7. Options and SARs.
(a)General. The Administrator may grant Options and SARs under the Plan and determine the number of Shares to be covered by each Option and/or SAR, the exercise price and such other terms, conditions and limitations applicable to the exercise of each Option and/or SAR, as it deems necessary or advisable. Subject to Section 7(g), Options granted under the Plan may be either Incentive Stock Options or Non-Qualified Stock Options. To the extent that any Option does not qualify as an Incentive Stock Option, it shall be deemed a Non-Qualified Stock Option.
(b)Exercise Price. The exercise price per Share subject to an Option or SAR shall be determined by the Administrator at the time of grant but shall not be less than 100% of the Fair Market Value on the date of grant. If an Employee owns or is deemed to own (by reason of the attribution rules of Section 424(d) of the Code) more than 10% of the combined voting power of all classes of stock of the Company or any Subsidiary or Parent of the Company, and an Incentive Stock Option is granted to such Employee, the exercise price of such Incentive Stock Option shall not be less than 110% of the Fair Market Value on the grant date. Notwithstanding the foregoing, Options may be granted with a per Share exercise price other than as required above as a substitution for a stock option or stock appreciation right in accordance with and pursuant to Section 424 of the Code, in the case of an Incentive Stock Option, and pursuant to Section 409A of the Code, in the case of a Non-Qualified Stock Option.
(c)Term of Options and SARs. The term of each Option and SAR shall be fixed by the Administrator and set forth in the Award Agreement; provided, however, that no Option or SAR shall be exercisable more than ten (10) years after the date of grant.
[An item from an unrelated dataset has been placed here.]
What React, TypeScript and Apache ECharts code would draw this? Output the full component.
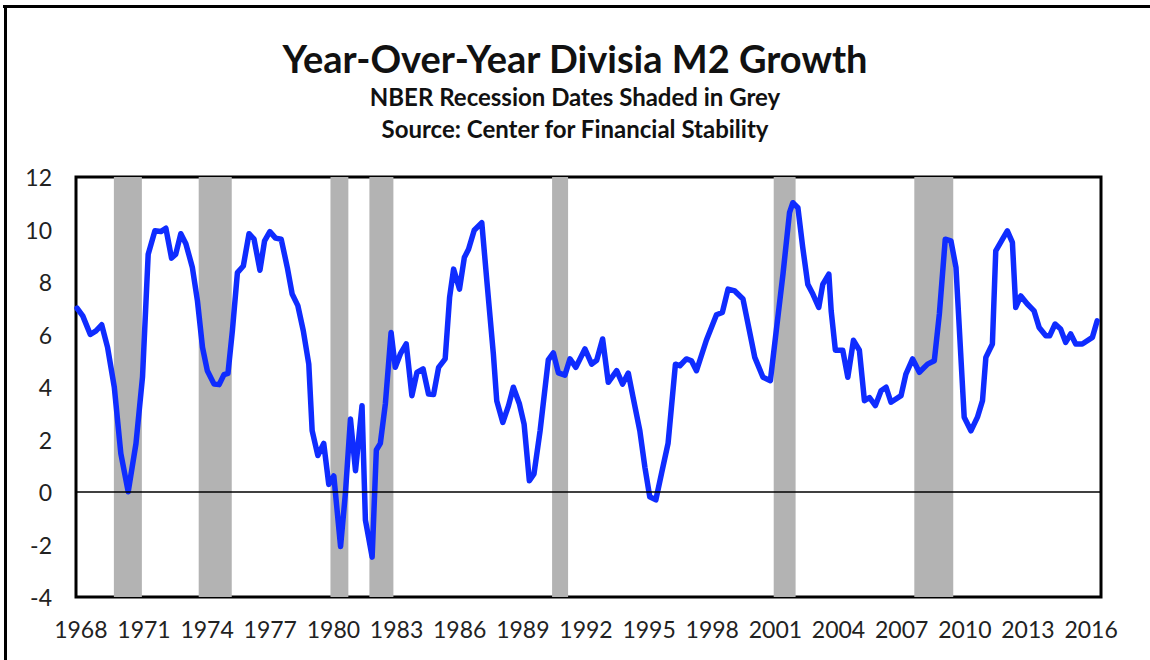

If an Employee owns or is deemed to own (by reason of the attribution rules of Section 424(d) of the Code) more than 10% of the combined voting power of all classes of stock of the Company or any Subsidiary or Parent of the Company, and an Incentive Stock Option is granted to such Employee, the term of such Option shall be no more than five (5) years from the date of grant. In the case of an Incentive Stock Option, the term of the Option shall expire no later than three (3) months after the Employee ceases to be an Employee, except that, if an Employee ceases to be an Employee because of a disability or the Employee dies while the Option is outstanding, the term of the Option shall expire no earlier than six (6) months and no later than one year after the Employee becomes disabled or dies.
(d)Exercisability; Rights of a Stockholder. Options and SARs shall become exercisable at such time or times, whether or not in installments, as shall be determined by the Administrator and set forth in the Award Agreement; provided, however, that the Administrator may at any time accelerate the exercisability of all or any portion of any Option or SAR. A Grantee shall have the rights of a stockholder only as to Shares acquired upon the exercise of an Option or SAR and not as to Shares underlying an unexercised Option or SAR.
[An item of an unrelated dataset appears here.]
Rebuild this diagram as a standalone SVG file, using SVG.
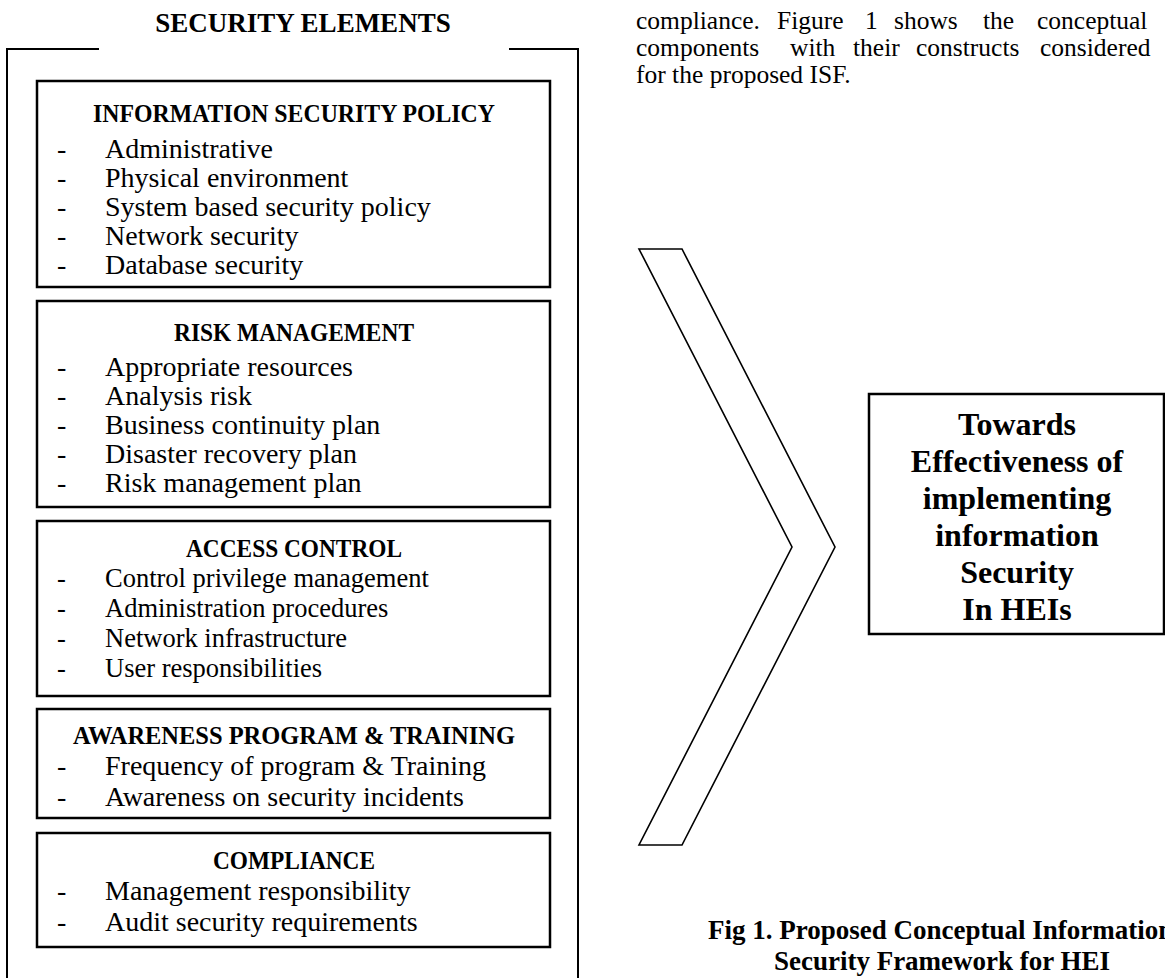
<svg xmlns="http://www.w3.org/2000/svg" width="1165" height="978" viewBox="0 0 1165 978">
  <defs>
    <style>
      .frame { fill: none; stroke: #000; stroke-width: 2; }
      .box { fill: #fff; stroke: #000; stroke-width: 2.5; }
      .chev { fill: #fff; stroke: #000; stroke-width: 1.6; stroke-linejoin: miter; }
      .serif { font-family: "Liberation Serif", "Times New Roman", serif; fill: #000; }
      .head { font-weight: bold; font-size: 26px; text-anchor: middle; }
      .item { font-size: 28px; }
      .item-s { font-size: 26.5px; }
      .title { font-weight: bold; font-size: 27px; text-anchor: middle; }
      .goal { font-weight: bold; font-size: 32px; text-anchor: middle; }
      .para { font-size: 25.5px; }
      .cap { font-weight: bold; font-size: 27px; }
    </style>
    <clipPath id="clip-awareness">
      <rect x="37" y="709" width="513" height="103"/>
    </clipPath>
  </defs>

  <!-- running paragraph text above the figure (justified lines) -->
  <g id="paragraph" class="serif para">
    <text x="636" y="29">compliance.</text>
    <text x="777" y="29">Figure</text>
    <text x="865" y="29">1</text>
    <text x="894" y="29">shows</text>
    <text x="983" y="29">the</text>
    <text x="1037" y="29">conceptual</text>
    <text x="636" y="56">components</text>
    <text x="790" y="56">with</text>
    <text x="853" y="56">their</text>
    <text x="916" y="56">constructs</text>
    <text x="1040" y="56">considered</text>
    <text x="636" y="83">for the proposed ISF.</text>
  </g>

  <!-- outer bracket frame around the security elements -->
  <g id="security-elements">
    <text class="serif title" x="303" y="32">SECURITY ELEMENTS</text>
    <path class="frame" d="M99,49 H7 V980"/>
    <path class="frame" d="M509,49 H578 V980"/>
  </g>

  <g id="information-security-policy" class="serif">
    <rect class="box" x="37" y="81" width="513" height="206"/>
    <text class="head" x="294" y="122" textLength="402" lengthAdjust="spacingAndGlyphs">INFORMATION SECURITY POLICY</text>
    <text class="item" x="57" y="158">-</text><text class="item" x="105" y="158">Administrative</text>
    <text class="item" x="57" y="187">-</text><text class="item" x="105" y="187">Physical environment</text>
    <text class="item" x="57" y="216">-</text><text class="item" x="105" y="216">System based security policy</text>
    <text class="item" x="57" y="245">-</text><text class="item" x="105" y="245">Network security</text>
    <text class="item" x="57" y="274">-</text><text class="item" x="105" y="274">Database security</text>
  </g>

  <g id="risk-management" class="serif">
    <rect class="box" x="37" y="301" width="513" height="206"/>
    <text class="head" x="294" y="341" textLength="240" lengthAdjust="spacingAndGlyphs">RISK MANAGEMENT</text>
    <text class="item" x="57" y="376">-</text><text class="item" x="105" y="376">Appropriate resources</text>
    <text class="item" x="57" y="405">-</text><text class="item" x="105" y="405">Analysis risk</text>
    <text class="item" x="57" y="434">-</text><text class="item" x="105" y="434">Business continuity plan</text>
    <text class="item" x="57" y="463">-</text><text class="item" x="105" y="463">Disaster recovery plan</text>
    <text class="item" x="57" y="492">-</text><text class="item" x="105" y="492">Risk management plan</text>
  </g>

  <g id="access-control" class="serif">
    <rect class="box" x="37" y="521" width="513" height="175"/>
    <text class="head" x="294" y="557" textLength="216" lengthAdjust="spacingAndGlyphs">ACCESS CONTROL</text>
    <text class="item-s" x="57" y="587">-</text><text class="item-s" x="105" y="587">Control privilege management</text>
    <text class="item-s" x="57" y="617">-</text><text class="item-s" x="105" y="617">Administration procedures</text>
    <text class="item-s" x="57" y="647">-</text><text class="item-s" x="105" y="647">Network infrastructure</text>
    <text class="item-s" x="57" y="677">-</text><text class="item-s" x="105" y="677">User responsibilities</text>
  </g>

  <g id="awareness-program" class="serif">
    <rect class="box" x="37" y="709" width="513" height="109"/>
    <text class="head" x="294" y="744" textLength="442" lengthAdjust="spacingAndGlyphs">AWARENESS PROGRAM &amp; TRAINING</text>
    <g clip-path="url(#clip-awareness)">
      <text class="item" x="57" y="775">-</text><text class="item" x="105" y="775">Frequency of program &amp; Training</text>
      <text class="item" x="57" y="806">-</text><text class="item" x="105" y="806">Awareness on security incidents</text>
    </g>
  </g>

  <g id="compliance" class="serif">
    <rect class="box" x="37" y="833" width="513" height="114"/>
    <text class="head" x="294" y="869" textLength="162" lengthAdjust="spacingAndGlyphs">COMPLIANCE</text>
    <text class="item" x="57" y="900">-</text><text class="item" x="105" y="900">Management responsibility</text>
    <text class="item" x="57" y="931">-</text><text class="item" x="105" y="931">Audit security requirements</text>
  </g>

  <!-- chevron leading from the elements to the outcome -->
  <g id="connectors">
    <polygon class="chev" points="639,249 682,249 835,547 682,845 639,845 792,547"/>
  </g>

  <g id="outcome" class="serif">
    <rect class="box" x="869" y="394" width="295" height="240"/>
    <text class="goal" x="1017" y="435">Towards</text>
    <text class="goal" x="1017" y="472">Effectiveness of</text>
    <text class="goal" x="1017" y="509">implementing</text>
    <text class="goal" x="1017" y="546">information</text>
    <text class="goal" x="1017" y="583">Security</text>
    <text class="goal" x="1017" y="620">In HEIs</text>
  </g>

  <g id="caption" class="serif cap">
    <text x="708" y="939">Fig 1. Proposed Conceptual Information</text>
    <text x="942" y="970" text-anchor="middle">Security Framework for HEI</text>
  </g>
</svg>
(e)Exercise of Options and SARs. Options and SARs may be exercised by delivery to the Company of a written notice of exercise in such form of notice (including electronic notice) and manner of delivery as is specified by the Administrator, together with payment in full as specified in subsection (f) for the number of Shares for which the Option or SAR is exercised. Shares subject to the Option will be delivered by the Company as soon as practicable following exercise. An Option may not be exercised for a fraction of a Share.
(f)Payment Upon Exercise. No Shares shall be delivered pursuant to any exercise of an Option or SAR until payment in full of all required tax withholding, and in the case of an Option, the aggregate exercise price. Payment may be made either by certified or bank check, or such other means as the Administrator may accept, including without limitation, promissory note, surrender of shares and services rendered. As determined by the Administrator, in its sole discretion, at or after grant, payment in full or in part may be made in the form of previously acquired Shares based on the Fair Market Value on the date of



exercise. Subject to the approval of the Administrator, Options may be exercised pursuant to such cashless exercise procedures as may be approved and implemented by the Administrator from time to time, including without limitation pursuant to broker-assisted exercise transactions and/or net exercise procedures.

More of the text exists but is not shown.